*To be done*
From the listing below, pull out the lines that hold "this".

*Entries shown*

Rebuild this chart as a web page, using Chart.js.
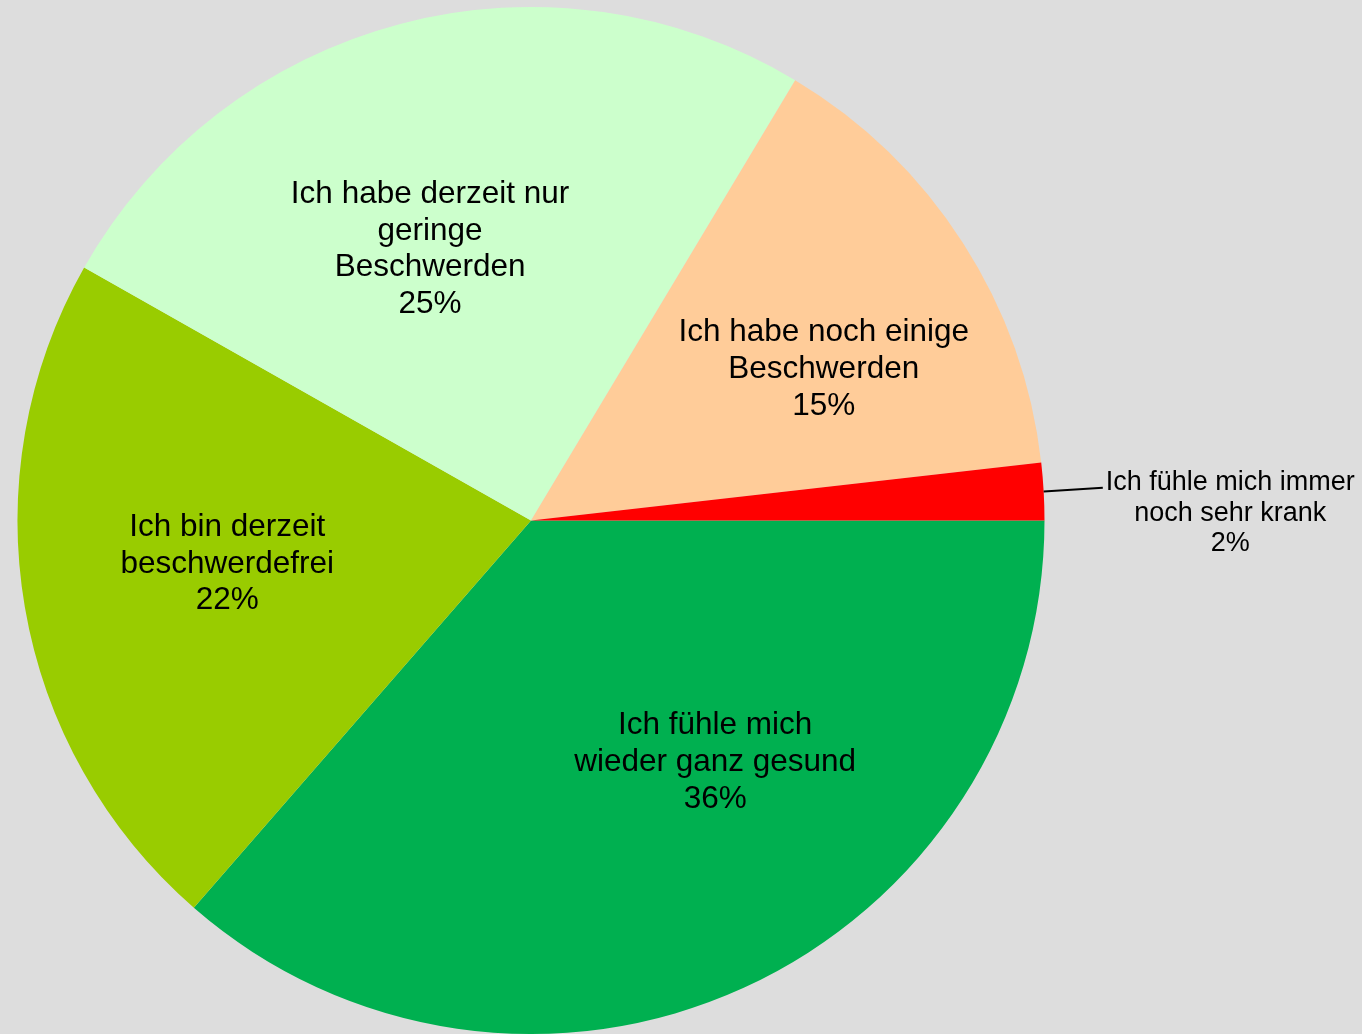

---

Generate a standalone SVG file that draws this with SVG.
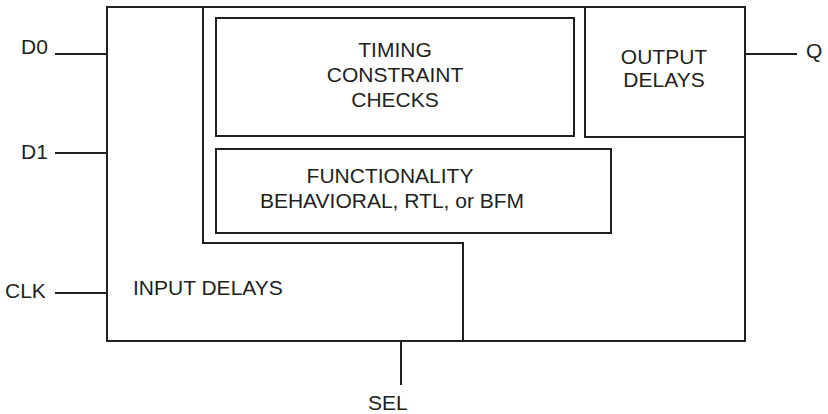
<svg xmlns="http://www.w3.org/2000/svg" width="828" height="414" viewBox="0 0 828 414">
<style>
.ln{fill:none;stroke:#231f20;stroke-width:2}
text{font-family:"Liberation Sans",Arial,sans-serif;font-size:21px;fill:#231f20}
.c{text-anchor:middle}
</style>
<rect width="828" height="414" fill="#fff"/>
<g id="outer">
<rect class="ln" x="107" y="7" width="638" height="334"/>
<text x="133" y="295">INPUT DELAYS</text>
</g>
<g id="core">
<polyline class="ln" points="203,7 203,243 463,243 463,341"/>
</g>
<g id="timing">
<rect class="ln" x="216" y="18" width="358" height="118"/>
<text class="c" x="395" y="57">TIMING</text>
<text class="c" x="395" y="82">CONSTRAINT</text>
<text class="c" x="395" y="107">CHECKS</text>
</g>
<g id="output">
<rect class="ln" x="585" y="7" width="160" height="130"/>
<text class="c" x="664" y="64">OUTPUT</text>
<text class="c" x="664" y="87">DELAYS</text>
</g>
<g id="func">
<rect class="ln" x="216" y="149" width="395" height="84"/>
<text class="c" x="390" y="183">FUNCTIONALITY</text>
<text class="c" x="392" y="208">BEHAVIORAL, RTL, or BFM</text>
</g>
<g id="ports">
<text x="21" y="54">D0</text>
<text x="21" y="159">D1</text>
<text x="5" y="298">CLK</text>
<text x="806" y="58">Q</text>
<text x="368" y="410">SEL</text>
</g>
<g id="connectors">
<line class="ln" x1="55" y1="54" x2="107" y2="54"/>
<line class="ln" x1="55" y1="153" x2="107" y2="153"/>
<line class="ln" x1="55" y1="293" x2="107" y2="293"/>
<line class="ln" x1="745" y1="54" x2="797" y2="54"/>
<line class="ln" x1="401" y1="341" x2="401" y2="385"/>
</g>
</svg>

*Written answer*
Rebuild this chart as a web page, using Chart.js.
Generate a standalone SVG file that draws this with SVG.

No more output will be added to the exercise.